A group of Thai royalists outside parliament to demand the government take action to safeguard the monarchy. in Bangkok, Thailand, on August 10 2020. Picture: REUTERS/PANU WONGCHA-UM
A group of Thai royalists outside parliament to demand the government take action to safeguard the monarchy. in Bangkok, Thailand, on August 10 2020. Picture: REUTERS/PANU WONGCHA-UM

Bangkok/Singapore — Facebook said it’s preparing to legally challenge the Thai government’s request to block access to a private group critical of the monarchy.

Thailand’s government blocked the “royalist marketplace” group — a page with more than 1-million members that discusses the country’s royal family — as the administration continues its crackdown on the growing protest movement calling for greater democracy and less power for the monarchy.

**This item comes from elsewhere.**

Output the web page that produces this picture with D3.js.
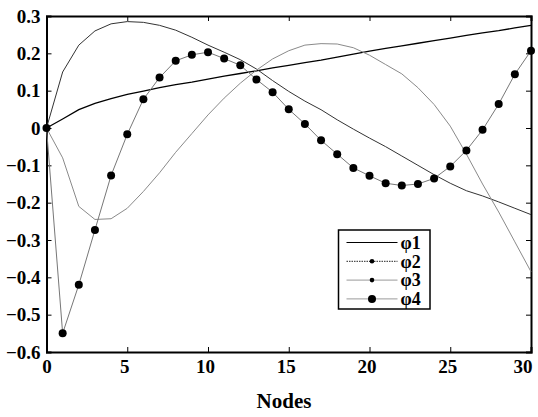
<!DOCTYPE html>
<html lang="en">
<head>
<meta charset="UTF-8">
<title>Nodes</title>
<script src="https://cdn.jsdelivr.net/npm/d3@7"></script>
<style>
  body { margin: 0; background: #fff; }
  svg text { font-family: 'Liberation Serif', 'Times New Roman', Times, serif !important; font-weight: bold; }
</style>
</head>
<body>
<script>
  const svgWidth = 538
  const svgHeight = 417
  const margin = { top: 16, right: 7, bottom: 65, left: 46.5 }
  const w = svgWidth - margin.left - margin.right
  const h = svgHeight - margin.top - margin.bottom

  // node index 0..30
  const nodes = d3.range(0, 31)
  const phi1 = [0, 0.024, 0.049, 0.066, 0.079, 0.09, 0.099, 0.108, 0.116, 0.123, 0.131, 0.139, 0.146, 0.153, 0.161,
    0.168, 0.175, 0.182, 0.19, 0.198, 0.206, 0.213, 0.22, 0.227, 0.234, 0.241, 0.248, 0.255, 0.261, 0.268, 0.275]
  const phi2 = [0, 0.15, 0.222, 0.26, 0.279, 0.285, 0.283, 0.275, 0.262, 0.243, 0.222, 0.203, 0.183, 0.158, 0.127,
    0.098, 0.072, 0.049, 0.022, -0.003, -0.027, -0.05, -0.075, -0.1, -0.125, -0.148, -0.168, -0.182, -0.198, -0.215, -0.232]
  const phi3 = [0, -0.08, -0.21, -0.245, -0.243, -0.215, -0.17, -0.12, -0.065, -0.015, 0.035, 0.08, 0.12, 0.155, 0.185,
    0.207, 0.222, 0.226, 0.225, 0.215, 0.195, 0.17, 0.145, 0.108, 0.063, 0.005, -0.07, -0.15, -0.225, -0.305, -0.385]
  const phi4 = [0, -0.55, -0.42, -0.273, -0.127, -0.017, 0.077, 0.135, 0.18, 0.196, 0.203, 0.186, 0.168, 0.13, 0.096,
    0.05, 0.011, -0.033, -0.07, -0.107, -0.128, -0.148, -0.154, -0.15, -0.135, -0.103, -0.06, -0.005, 0.064, 0.144, 0.207]
  const seriesNames = ['φ1', 'φ2', 'φ3', 'φ4']
  const xTicks = [0, 5, 10, 15, 20, 25, 30]
  const yTicks = [-0.6, -0.5, -0.4, -0.3, -0.2, -0.1, 0, 0.1, 0.2, 0.3]

  const svg = d3.select('body').append('svg')
    .attr('width', svgWidth)
    .attr('height', svgHeight)

  const g = svg.append('g').attr('transform', `translate(${margin.left},${margin.top})`)

  const x = d3.scaleLinear().domain([0, 30]).range([0, w])
  const y = d3.scaleLinear().domain([-0.6, 0.3]).range([h, 0])

  // axes, ticks pointing inward
  const yFmt = d => d === 0 ? '0' : d3.format('.1f')(d)
  const xAxis = g.append('g').attr('class', 'axis')
    .attr('transform', `translate(0,${h})`)
    .call(d3.axisBottom(x).tickValues(xTicks).tickSize(-5).tickPadding(8).tickFormat(d3.format('d')))
  g.append('g').attr('class', 'axis')
    .call(d3.axisTop(x).tickValues(xTicks).tickSize(-5).tickFormat(''))
  g.append('g').attr('class', 'axis')
    .call(d3.axisLeft(y).tickValues(yTicks).tickSize(-5).tickPadding(6).tickFormat(yFmt))
  g.append('g').attr('class', 'axis')
    .attr('transform', `translate(${w},0)`)
    .call(d3.axisRight(y).tickValues(yTicks).tickSize(-5).tickFormat(''))

  g.selectAll('.axis').attr('font-size', 19)
  g.selectAll('.axis .domain').attr('stroke', '#000').attr('stroke-width', 2)
  g.selectAll('.axis .tick line').attr('stroke', '#000').attr('stroke-width', 1)
  g.selectAll('.axis text').attr('fill', '#000')
  // x labels sit a little left of their ticks, the last one inside the frame
  xAxis.selectAll('.tick text')
    .attr('x', d => d === 0 ? 0 : d === 30 ? 1 : -3)
    .attr('text-anchor', d => d === 30 ? 'end' : 'middle')

  const line = d3.line()
    .x((d, i) => x(nodes[i]))
    .y(d => y(d))

  const styles = [
    { color: '#000', width: 1.3 },
    { color: '#333', width: 1 },
    { color: '#8a8a8a', width: 1 },
    { color: '#777', width: 1 }
  ]
  const allSeries = [phi1, phi2, phi3, phi4]

  g.selectAll('path.series')
    .data(allSeries)
    .enter()
    .append('path')
    .attr('class', 'series')
    .attr('d', d => line(d))
    .attr('fill', 'none')
    .attr('stroke', (d, i) => styles[i].color)
    .attr('stroke-width', (d, i) => styles[i].width)

  // markers on phi4
  g.selectAll('circle.m4')
    .data(phi4)
    .enter()
    .append('circle')
    .attr('class', 'm4')
    .attr('cx', (d, i) => x(nodes[i]))
    .attr('cy', d => y(d))
    .attr('r', 4)
    .attr('fill', '#000')

  // legend
  const lg = svg.append('g').attr('transform', 'translate(338.5,230)')
  lg.append('rect')
    .attr('width', 91.5)
    .attr('height', 79)
    .attr('fill', '#fff')
    .attr('stroke', '#000')
    .attr('stroke-width', 1.5)

  const rows = lg.selectAll('g.row')
    .data(seriesNames)
    .enter()
    .append('g')
    .attr('class', 'row')
    .attr('transform', (d, i) => `translate(0,${12.5 + i * 18.8})`)

  rows.append('line')
    .attr('x1', 8).attr('x2', 59)
    .attr('stroke', (d, i) => i === 0 ? '#000' : i === 1 ? '#222' : '#999')
    .attr('stroke-width', 1)
    .attr('stroke-dasharray', (d, i) => i === 1 ? '1.5,1' : null)
  rows.filter((d, i) => i > 0)
    .append('circle')
    .attr('cx', 33.5)
    .attr('r', (d, i) => i === 2 ? 4 : 2.3)
    .attr('fill', '#000')
  rows.append('text')
    .attr('x', 62)
    .attr('dy', '0.35em')
    .attr('font-size', 18)
    .text(d => d)

  svg.append('text')
    .attr('x', 284)
    .attr('y', 408)
    .attr('text-anchor', 'middle')
    .attr('font-size', 21)
    .text('Nodes')
</script>
</body>
</html>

The social media giant said it is legally compelled to comply with the demand to block the group after the government threatened to pursue criminal proceedings against Facebook Thailand, but added that it is “preparing to legally challenge this request”.

Such requests are “severe, contravene international human rights law, and have a chilling effects on the people’s ability to express themselves”, a Facebook spokesperson said in a statement on Tuesday. Excessive government actions undermine the US company’s “ability to reliably invest in Thailand”, including maintaining its office and safeguarding its employees, the spokesperson added.

The move follows the arrest of protest leaders and demonstrators, including two rappers from separate anti-military music acts, who are facing charges that include sedition, which carries a maximum jail sentence of seven years.

“What we have done to these pages is based entirely on Thai law — it’s not dictatorship power as I no longer have it,” Prime Minister Prayuth Chan-Ocha said on Tuesday of the government’s move. “If they want to take legal action, we will fight based on Thai law.”

Members of the groups and protesters at recent anti-government demonstrations are breaking deeply entrenched taboos in Thailand, where openly criticising the monarchy can lead to long prison sentences. Under the country’s tough lese-majesty laws, which make it illegal to defame, insult or threaten the king, queen, heir apparent or regent, offenders can get as many as 15 years in jail for sharing a story on Facebook or hitting “like” on a post.

“Thailand’s government is again abusing its over-broad and rights-abusing laws to force Facebook to restrict content that is protected by the human right to free speech,” said John Sifton, Asia advocacy director at Human Rights Watch.

The access within Thailand to the group’s page showed a message: “This content isn’t available right now.” The group can still be accessed outside Thailand, though only members of the group can view the content.

The page, created in April by self-exiled academic and monarchy critic Pavin Chachavalpongpun, is highly active, with more than 10,000 posts within the past month and more than 10,000 new members over the past week.